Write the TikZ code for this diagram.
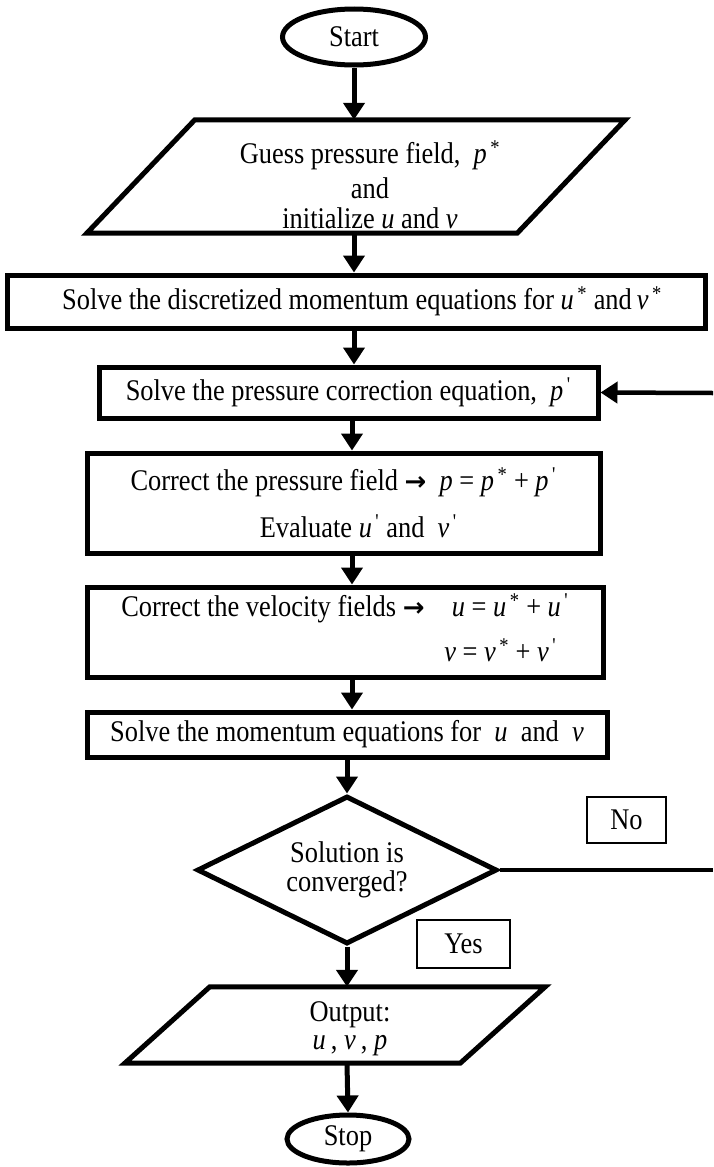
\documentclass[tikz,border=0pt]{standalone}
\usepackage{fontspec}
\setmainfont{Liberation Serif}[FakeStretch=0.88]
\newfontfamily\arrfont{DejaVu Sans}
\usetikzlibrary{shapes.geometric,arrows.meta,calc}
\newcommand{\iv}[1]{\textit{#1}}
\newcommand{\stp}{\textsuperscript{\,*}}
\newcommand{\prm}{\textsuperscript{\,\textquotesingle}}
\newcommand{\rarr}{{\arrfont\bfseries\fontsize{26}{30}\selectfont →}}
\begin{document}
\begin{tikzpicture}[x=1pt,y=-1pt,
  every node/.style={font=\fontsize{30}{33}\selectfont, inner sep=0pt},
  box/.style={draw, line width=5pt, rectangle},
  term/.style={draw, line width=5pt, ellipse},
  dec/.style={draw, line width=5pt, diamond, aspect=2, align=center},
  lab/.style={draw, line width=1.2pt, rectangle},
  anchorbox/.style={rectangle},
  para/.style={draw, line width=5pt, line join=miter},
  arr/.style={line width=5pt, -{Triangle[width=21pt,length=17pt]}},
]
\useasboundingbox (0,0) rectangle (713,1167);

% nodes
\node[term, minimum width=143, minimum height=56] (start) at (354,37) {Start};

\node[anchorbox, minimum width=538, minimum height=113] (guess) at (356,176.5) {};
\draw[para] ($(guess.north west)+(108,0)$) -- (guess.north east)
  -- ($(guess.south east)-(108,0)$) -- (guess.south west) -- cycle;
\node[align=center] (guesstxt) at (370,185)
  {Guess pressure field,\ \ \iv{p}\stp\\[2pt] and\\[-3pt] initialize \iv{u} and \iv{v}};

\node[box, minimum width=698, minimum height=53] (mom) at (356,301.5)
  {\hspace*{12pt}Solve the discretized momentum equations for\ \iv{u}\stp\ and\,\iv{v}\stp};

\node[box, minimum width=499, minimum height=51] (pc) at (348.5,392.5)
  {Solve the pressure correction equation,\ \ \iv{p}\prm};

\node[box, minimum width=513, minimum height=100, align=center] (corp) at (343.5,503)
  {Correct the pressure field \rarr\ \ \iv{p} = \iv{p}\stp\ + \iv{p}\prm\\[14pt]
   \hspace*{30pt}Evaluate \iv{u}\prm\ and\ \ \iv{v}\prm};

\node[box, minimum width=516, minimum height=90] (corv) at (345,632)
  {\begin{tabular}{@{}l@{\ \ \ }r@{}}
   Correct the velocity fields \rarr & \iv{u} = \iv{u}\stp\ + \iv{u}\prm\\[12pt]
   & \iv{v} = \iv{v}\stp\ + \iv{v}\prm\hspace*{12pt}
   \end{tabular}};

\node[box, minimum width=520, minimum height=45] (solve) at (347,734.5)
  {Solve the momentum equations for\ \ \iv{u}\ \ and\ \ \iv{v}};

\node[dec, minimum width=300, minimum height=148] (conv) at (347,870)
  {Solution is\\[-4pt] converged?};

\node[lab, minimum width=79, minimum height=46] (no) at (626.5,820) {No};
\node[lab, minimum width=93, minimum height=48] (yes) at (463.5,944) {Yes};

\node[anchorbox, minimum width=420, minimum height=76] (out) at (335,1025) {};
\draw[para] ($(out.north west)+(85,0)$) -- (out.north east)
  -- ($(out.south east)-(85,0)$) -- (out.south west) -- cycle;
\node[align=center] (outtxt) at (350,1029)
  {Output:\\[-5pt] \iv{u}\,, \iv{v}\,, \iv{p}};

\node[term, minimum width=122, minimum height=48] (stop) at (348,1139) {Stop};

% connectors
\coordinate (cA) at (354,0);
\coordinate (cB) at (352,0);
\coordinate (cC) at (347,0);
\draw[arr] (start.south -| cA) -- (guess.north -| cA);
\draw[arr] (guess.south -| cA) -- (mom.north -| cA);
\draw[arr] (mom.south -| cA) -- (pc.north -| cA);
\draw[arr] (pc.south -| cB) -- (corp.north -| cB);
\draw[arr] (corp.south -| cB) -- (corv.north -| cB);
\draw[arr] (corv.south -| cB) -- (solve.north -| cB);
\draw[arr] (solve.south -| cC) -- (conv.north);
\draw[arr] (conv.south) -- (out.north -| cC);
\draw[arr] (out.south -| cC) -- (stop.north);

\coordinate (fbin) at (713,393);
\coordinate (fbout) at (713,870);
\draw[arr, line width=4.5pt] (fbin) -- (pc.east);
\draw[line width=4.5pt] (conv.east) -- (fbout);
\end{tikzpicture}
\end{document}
- - -
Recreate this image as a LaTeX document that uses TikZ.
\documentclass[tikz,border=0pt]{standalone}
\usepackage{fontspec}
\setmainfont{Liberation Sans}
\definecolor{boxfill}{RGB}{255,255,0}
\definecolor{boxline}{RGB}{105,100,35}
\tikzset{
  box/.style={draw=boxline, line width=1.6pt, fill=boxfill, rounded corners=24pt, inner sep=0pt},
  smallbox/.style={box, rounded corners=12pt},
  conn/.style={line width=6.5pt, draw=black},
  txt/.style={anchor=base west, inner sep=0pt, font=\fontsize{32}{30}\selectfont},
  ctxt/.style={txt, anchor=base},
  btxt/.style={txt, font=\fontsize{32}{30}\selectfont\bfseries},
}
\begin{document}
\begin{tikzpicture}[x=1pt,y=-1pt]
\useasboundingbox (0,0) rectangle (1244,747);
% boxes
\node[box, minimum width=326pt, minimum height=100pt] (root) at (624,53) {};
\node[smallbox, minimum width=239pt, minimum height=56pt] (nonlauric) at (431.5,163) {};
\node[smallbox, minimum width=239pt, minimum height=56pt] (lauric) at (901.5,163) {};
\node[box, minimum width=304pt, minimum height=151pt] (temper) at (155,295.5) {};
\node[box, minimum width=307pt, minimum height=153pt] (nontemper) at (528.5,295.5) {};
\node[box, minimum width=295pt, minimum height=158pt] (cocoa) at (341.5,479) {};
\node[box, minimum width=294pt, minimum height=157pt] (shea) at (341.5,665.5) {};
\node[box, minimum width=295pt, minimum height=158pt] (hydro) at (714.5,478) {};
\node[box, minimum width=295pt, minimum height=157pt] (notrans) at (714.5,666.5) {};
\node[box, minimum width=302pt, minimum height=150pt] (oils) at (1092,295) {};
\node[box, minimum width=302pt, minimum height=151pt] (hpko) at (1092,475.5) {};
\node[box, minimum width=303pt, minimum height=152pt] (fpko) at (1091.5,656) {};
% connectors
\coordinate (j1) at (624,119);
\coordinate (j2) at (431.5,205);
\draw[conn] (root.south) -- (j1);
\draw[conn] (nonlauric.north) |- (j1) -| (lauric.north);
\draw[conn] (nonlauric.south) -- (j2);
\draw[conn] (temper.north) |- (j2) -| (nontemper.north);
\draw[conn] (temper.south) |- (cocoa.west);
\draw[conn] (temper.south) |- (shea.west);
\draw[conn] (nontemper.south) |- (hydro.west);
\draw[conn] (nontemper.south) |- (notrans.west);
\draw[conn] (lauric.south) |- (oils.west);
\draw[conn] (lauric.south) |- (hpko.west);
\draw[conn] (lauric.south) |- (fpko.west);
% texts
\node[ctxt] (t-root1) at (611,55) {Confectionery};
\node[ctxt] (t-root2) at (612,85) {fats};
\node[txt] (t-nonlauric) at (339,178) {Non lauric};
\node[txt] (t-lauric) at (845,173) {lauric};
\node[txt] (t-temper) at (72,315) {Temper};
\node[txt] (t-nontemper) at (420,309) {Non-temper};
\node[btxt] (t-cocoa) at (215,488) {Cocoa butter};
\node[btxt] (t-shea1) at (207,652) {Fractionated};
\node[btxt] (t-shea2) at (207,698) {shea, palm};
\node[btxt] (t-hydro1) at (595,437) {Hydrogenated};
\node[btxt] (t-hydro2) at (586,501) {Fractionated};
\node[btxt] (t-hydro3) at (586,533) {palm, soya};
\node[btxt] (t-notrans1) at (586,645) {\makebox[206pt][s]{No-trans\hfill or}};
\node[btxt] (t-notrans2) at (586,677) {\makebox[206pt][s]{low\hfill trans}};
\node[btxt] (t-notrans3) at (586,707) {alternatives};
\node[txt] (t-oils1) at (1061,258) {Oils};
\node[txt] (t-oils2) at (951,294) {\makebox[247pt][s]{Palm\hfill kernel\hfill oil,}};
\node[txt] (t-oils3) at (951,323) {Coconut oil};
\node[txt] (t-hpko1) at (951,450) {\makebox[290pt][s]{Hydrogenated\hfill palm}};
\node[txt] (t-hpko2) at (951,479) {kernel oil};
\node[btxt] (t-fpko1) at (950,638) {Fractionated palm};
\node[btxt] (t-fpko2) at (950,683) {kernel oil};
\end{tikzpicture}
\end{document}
- - -
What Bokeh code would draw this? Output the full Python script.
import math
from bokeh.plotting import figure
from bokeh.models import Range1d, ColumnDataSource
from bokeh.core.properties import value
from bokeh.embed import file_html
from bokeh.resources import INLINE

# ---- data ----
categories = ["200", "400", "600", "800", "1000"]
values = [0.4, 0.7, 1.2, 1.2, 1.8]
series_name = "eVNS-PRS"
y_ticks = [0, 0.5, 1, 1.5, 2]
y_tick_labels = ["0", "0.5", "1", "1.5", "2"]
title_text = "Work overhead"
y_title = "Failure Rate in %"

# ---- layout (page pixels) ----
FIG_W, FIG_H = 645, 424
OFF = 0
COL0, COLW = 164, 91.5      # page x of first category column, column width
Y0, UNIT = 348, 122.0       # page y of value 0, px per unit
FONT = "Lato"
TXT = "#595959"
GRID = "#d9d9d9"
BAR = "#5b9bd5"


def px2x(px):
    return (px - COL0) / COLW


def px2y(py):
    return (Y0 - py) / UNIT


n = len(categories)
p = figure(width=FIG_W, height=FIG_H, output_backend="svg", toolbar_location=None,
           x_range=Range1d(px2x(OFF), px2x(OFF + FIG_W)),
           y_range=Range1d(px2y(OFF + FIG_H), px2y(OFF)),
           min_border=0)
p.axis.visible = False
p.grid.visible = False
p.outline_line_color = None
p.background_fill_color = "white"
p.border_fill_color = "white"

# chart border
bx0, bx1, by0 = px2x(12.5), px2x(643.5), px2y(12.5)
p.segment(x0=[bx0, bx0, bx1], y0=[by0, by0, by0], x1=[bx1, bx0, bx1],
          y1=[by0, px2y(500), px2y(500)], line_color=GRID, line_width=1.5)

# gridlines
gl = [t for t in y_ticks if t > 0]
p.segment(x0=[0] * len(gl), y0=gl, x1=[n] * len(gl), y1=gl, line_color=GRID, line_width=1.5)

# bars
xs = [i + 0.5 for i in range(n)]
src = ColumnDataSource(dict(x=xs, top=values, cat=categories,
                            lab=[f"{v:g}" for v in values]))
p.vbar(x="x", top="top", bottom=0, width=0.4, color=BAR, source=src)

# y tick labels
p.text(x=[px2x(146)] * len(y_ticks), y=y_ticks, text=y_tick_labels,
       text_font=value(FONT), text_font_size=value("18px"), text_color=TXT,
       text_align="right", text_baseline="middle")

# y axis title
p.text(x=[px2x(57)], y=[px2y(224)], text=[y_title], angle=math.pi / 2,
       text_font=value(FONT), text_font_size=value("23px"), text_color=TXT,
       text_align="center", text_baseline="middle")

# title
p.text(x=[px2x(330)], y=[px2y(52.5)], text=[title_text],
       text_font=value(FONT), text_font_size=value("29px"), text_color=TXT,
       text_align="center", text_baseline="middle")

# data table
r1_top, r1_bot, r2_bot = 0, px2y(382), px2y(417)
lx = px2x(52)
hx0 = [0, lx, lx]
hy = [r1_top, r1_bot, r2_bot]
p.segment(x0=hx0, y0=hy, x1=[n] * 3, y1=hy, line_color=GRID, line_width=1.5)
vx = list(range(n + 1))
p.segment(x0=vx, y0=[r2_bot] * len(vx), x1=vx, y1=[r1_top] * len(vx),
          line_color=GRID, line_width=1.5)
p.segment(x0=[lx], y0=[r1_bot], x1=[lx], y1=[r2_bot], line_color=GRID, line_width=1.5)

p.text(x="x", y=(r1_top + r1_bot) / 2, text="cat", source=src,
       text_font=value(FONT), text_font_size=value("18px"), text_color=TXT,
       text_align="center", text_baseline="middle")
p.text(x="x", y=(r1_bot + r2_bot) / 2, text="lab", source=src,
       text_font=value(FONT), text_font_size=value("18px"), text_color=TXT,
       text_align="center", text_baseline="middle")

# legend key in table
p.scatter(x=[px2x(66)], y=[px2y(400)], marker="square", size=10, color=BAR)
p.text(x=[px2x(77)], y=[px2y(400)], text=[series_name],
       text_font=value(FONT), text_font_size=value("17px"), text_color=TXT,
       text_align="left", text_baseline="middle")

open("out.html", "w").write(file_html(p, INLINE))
- - -
Transcribe, leaving out pictures, each line from the one containing "Write the TikZ code for this diagram." through the one containing "minimum width=143, minimum".

Write the TikZ code for this diagram.
\documentclass[tikz,border=0pt]{standalone}
\usepackage{fontspec}
\setmainfont{Liberation Serif}[FakeStretch=0.88]
\newfontfamily\arrfont{DejaVu Sans}
\usetikzlibrary{shapes.geometric,arrows.meta,calc}
\newcommand{\iv}[1]{\textit{#1}}
\newcommand{\stp}{\textsuperscript{\,*}}
\newcommand{\prm}{\textsuperscript{\,\textquotesingle}}
\newcommand{\rarr}{{\arrfont\bfseries\fontsize{26}{30}\selectfont →}}
\begin{document}
\begin{tikzpicture}[x=1pt,y=-1pt,
  every node/.style={font=\fontsize{30}{33}\selectfont, inner sep=0pt},
  box/.style={draw, line width=5pt, rectangle},
  term/.style={draw, line width=5pt, ellipse},
  dec/.style={draw, line width=5pt, diamond, aspect=2, align=center},
  lab/.style={draw, line width=1.2pt, rectangle},
  anchorbox/.style={rectangle},
  para/.style={draw, line width=5pt, line join=miter},
  arr/.style={line width=5pt, -{Triangle[width=21pt,length=17pt]}},
]
\useasboundingbox (0,0) rectangle (713,1167);

% nodes
\node[term, minimum width=143, minimum height=56] (start) at (354,37) {Start};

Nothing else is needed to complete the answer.